The thing is, Jon jumped on the situation, explored it and let the listener in on the subtleties of the game that often mean the difference between victory and defeat. Oh, the Orioles ended up losing by the couple of runs they appeared to treat the Sox to in the sixth inning.

* Just in time to record the Detroit Tigers dropping out of the American League East division race, CBS has discovered baseball again and will be in town tomorrow (1 p.m.) to begin its 10 percent coverage of the game (alias its 16-game schedule) with the Orioles hosting the Bengals. The Eye unveils its own youth movement, Sean McDonough, 29, moving into the booth replacing Jack Buck, 70, to clear more air space for Tim "Windy" McCarver.

* ABC sends along the World Gymnastics Championships from TC Paris Sunday (1:30 p.m.), providing a good look at the best Americans who will be competing in the U.S. Olympic Trials in Baltimore in June. Channel 13 is picking up the 90-minute show a half-hour late in order to carry the meaningful "Rich and Famous 1992 World's Best" in its entirety.

* The best of Saturday channel-switching includes the PGA Senior Championship at 1 p.m. on NBC; baseball on CBS at the same time; pro hoops, Lakers vs. Blazers at 3 on NBC; a quick check of the bowlers on ABC at 3:05; back to golf, baseball and hoops until "Wide World of Sports" shows up on ABC; watch one event of the Superstars competition before tuning in bowling before 4:30 and the PGA event after on CBS. The Wood Memorial on ABC shortly after 5:30 caps the all-sports afternoon . . . and sets up an evening to include the Bullets vs. 76ers at 7:30 (Ch. 20), World League football at 8 (USA), midget car racing on ESPN at 9, kick-boxing at 9:35 on Showtime and the Braves and Dodgers at 10 on TBS.

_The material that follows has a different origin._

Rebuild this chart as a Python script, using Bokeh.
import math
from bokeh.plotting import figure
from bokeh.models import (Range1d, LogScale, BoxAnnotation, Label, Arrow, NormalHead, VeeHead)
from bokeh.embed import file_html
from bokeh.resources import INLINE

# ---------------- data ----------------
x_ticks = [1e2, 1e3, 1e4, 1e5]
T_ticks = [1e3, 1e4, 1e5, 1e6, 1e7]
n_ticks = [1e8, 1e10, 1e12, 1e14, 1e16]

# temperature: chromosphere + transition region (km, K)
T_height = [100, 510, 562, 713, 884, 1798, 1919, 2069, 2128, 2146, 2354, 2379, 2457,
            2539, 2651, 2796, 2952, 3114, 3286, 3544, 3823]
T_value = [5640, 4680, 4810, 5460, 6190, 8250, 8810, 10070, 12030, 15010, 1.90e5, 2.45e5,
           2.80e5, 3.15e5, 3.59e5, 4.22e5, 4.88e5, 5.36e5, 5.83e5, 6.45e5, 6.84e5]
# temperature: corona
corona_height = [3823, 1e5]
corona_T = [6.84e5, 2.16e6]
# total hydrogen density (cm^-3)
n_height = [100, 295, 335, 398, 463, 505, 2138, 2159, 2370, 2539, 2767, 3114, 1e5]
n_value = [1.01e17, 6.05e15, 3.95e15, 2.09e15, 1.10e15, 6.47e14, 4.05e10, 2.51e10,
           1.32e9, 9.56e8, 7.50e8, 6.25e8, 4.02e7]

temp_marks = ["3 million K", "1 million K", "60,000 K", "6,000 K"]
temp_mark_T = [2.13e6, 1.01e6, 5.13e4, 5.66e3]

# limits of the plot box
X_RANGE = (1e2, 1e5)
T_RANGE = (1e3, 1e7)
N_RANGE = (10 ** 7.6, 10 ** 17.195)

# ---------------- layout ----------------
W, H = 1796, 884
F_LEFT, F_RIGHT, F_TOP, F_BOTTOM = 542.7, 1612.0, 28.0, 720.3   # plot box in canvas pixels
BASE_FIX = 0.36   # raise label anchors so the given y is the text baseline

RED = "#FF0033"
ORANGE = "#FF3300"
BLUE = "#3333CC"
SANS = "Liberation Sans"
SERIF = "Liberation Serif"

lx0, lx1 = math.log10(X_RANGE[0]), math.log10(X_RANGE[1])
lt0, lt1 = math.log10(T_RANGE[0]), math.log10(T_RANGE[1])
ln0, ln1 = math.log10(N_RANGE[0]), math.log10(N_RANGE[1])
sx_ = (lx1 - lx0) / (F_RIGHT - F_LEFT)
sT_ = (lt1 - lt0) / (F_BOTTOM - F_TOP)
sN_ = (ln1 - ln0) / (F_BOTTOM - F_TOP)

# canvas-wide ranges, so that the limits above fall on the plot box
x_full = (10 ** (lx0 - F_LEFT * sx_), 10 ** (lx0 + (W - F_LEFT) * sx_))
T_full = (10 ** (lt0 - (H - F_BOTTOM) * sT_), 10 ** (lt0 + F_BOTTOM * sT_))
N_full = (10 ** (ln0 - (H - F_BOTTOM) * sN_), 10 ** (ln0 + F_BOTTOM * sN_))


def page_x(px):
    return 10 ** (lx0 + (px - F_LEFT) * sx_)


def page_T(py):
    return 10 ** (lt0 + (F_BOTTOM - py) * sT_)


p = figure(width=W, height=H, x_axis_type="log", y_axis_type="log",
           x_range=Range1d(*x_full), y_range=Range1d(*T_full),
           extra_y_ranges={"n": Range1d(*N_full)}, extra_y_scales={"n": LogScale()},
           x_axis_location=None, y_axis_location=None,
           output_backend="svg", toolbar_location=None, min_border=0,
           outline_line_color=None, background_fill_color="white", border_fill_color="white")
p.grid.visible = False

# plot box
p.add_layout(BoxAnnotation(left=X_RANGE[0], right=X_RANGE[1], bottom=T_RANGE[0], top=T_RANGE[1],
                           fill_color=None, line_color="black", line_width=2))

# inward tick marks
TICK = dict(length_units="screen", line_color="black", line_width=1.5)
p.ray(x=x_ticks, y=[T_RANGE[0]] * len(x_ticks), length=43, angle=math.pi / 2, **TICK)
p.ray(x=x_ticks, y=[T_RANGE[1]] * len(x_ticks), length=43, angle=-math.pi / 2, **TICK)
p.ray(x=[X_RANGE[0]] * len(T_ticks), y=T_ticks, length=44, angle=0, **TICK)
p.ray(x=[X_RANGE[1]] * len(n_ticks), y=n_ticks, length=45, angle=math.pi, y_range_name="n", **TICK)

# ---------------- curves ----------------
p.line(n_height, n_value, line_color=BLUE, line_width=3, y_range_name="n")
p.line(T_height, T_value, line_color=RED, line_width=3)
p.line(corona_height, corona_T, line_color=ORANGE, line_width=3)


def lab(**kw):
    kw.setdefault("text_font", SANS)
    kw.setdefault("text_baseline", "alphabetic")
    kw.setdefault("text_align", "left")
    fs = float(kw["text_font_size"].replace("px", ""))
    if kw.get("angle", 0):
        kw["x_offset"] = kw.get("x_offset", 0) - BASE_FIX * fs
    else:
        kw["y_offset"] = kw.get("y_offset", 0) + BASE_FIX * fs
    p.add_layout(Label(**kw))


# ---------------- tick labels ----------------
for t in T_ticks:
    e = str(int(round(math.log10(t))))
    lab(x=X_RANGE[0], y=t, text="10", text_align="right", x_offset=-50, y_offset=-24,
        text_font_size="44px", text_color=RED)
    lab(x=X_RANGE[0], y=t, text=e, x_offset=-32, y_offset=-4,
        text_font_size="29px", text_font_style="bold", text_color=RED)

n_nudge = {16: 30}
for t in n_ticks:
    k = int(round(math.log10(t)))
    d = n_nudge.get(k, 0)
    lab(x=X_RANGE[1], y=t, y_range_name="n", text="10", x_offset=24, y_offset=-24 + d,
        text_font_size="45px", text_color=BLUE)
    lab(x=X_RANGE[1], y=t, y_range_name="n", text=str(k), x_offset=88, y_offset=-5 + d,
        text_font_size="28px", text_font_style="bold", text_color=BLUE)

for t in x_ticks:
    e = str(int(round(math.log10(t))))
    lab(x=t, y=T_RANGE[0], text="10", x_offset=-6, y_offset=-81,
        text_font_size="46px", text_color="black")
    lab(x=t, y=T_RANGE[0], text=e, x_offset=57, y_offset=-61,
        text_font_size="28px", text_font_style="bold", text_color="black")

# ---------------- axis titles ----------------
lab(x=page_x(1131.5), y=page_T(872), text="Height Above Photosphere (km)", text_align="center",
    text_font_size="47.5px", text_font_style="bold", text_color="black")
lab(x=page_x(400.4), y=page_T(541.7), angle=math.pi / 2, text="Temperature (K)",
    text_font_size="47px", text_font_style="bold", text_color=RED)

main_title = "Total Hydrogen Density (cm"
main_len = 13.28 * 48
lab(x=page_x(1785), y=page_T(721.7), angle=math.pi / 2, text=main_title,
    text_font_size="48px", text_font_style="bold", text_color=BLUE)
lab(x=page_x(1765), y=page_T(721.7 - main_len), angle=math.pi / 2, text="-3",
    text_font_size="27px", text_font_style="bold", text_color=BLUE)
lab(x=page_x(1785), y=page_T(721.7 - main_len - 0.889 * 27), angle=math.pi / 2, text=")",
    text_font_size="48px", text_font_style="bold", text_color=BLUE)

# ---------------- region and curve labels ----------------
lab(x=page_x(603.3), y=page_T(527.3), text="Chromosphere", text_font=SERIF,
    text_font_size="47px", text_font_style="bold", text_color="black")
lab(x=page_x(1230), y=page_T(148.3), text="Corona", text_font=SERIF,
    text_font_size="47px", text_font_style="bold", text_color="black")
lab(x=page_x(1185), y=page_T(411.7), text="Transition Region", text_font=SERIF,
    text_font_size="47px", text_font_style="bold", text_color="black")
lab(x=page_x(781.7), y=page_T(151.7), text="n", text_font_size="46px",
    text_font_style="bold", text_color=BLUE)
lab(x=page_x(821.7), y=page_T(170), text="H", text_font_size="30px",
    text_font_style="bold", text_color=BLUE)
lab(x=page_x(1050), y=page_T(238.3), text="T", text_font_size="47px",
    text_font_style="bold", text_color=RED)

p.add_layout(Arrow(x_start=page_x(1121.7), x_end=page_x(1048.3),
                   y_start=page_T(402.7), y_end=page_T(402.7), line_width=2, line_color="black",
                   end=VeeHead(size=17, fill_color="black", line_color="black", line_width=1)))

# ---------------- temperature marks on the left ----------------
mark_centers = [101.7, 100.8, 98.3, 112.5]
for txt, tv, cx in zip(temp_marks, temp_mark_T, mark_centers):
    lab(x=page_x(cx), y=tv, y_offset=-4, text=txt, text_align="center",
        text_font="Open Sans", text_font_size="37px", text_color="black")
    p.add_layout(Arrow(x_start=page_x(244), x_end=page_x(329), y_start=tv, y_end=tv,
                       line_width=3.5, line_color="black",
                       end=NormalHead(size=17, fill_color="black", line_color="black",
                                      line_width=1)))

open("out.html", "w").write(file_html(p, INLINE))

* With the preceding in mind, be advised several cable outfits, including ESPN, TBS, WGN, WOR, TNT, USA, Nashville, etc., doing well with their sports programming, are looking into branching out and, on the glut of channels that will be provided by fiber optics, giving viewers even more sports choices. Of course, the networks will have to do the same thing to protect themselves. All of which prompts the query, does the American public really need any more choices?

* Everyone pretty well agrees that Arthur Ashe's right to privacy was violated badly under the old "peoples' right to know" dodge with the breaking of his having AIDS story. Just as bad and serving to propagate the story are the righteous editorialists (both print and broadcast) who insist on commenting on the situation endlessly.

* The new all-sports station in Washington, WTEM, begins practice runs this weekend, meaning it will probably be on the air full time in early May. Nothing official yet, but Phil Wood will be in the mix of hosts.

* Jeff Rimer, certainly no stand-up comic as you know, nevertheless delivered a good line during a Washington Capitals telecast the other night. His analyst partner, Craig (Quack-Quack) Laughlin said, "The players have started their playoff beards and I got my playoff haircut today. Jeff, what do you plan on doing?" Rimer replied, "Try to grow some hair."

* After weeks of what appeared to be pick-up racing, the challenger/defender finals of the America's Cup commences Sunday at 3 p.m. on ESPN and rages until the end of the month unless a couple of boats can close out the best-of-seven competition early. The cup itself isn't up for grabs until May 10-19, which should make what happened in March and April a faint memory.

* Watching the New Jersey Devils' effort against the New York Islanders in the NHL season finale for both -- no goals for, seven against -- it became clear Jersey preferred playing the New York Rangers in the opening round of the playoffs beginning Sunday. If you're not too busy, John Ziegler (commissioner), check it out, huh?

The Washington Capitals begin a best-of-seven with the Pittsburgh Penguins Sunday (7:05 p.m.) and are home again Tuesday (7:35 p.m.), Home Team Sports doing the honors. HTS does all home playoff games, Channel 20 all the road games. The Penguins are pay-per-viewing at home, charging $20 for one game or $17 per for an entire playoff round.